The movie is about a family of five who live on a large estate. The parents have never let the children leave the compound. Ever. Plus the parents completely mislead them and give them deliberate misinformation to keep them in the dark. Some make sense to keep control of the children so they won't want to leave like making them completely terrified of cats by telling them that they are the most evil and vicious beast ever.

But others are just bizarre like teaching them that the word zombie means yellow flower. The two daughters and the son range in age from the mid teens to early 20's. Obviously, the children are all just a wee bit messed up and confused. The only contact any of them have with the outside world is a woman who works with the father that he pays to come to the house to have sex with the son.

This outsider clearly has issues of her own and her presence leads to more sexual experimentation and tension and finally some darn courage to see the outside world. Everything about this movie is completely off in a great way. I really can't think of anything I've ever seen quite like it. Some of it reminded me of some of the early Francois Ozon films from the late 90's/early 2000's in its air of sexual freedom/repression/dark comedy aspects. But other than that, the whole thing was completely and utterly original to me. Crazy stuff. A completely memorable and bizarre film. See it.
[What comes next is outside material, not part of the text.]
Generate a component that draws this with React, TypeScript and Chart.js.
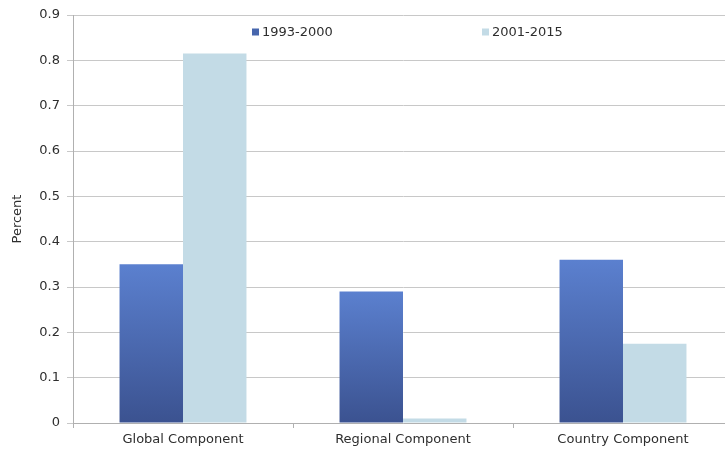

Watch the trailer to get a feel for what I'm talking about.

Directed by Giorgos Lanthimos and Yorgos Lanthimos

Monday, February 07, 2011

When You're Strange: A Film About the Doors

I didn't know that much about The Doors so this documentary definitely was informative to me. I've never been a huge fan but I definitely like some of their hits as much as the next Apocalypse Now fan.

The footage in this film is pretty astounding. It also features some of a short film that Morrison shot in 1969. Johnny Depp's narration kind of annoyed me at first but it won me over by the end.

This almost makes me want to see the Oliver Stone Doors movie for the first time. Almost.

Directed by Tom DiCillo

Thursday, February 03, 2011

Race to Nowhere

I saw this as part of a Professional Day at my school. I'm glad to have seen it and found the discussion amongst the faculty quite illuminating. However, the movie just isn't that good. It is manipulative, doesn't present a full enough picture of the problem of forcing students to be overly pressured to succeed, and is downright tedious at times.

I appreciate that this film and, on a larger scale, Waiting for Superman (which I haven't seen) are bringing the topic of education to the forefront of our national discourse. However, the latter film draws incorrect conclusions I believe and this one is too stacked in one direction to really be anything more than a discussion starter.

I'd like to see someone like The Inside Job's Charles Ferguson take on the topic - someone who can actually make a good film about it.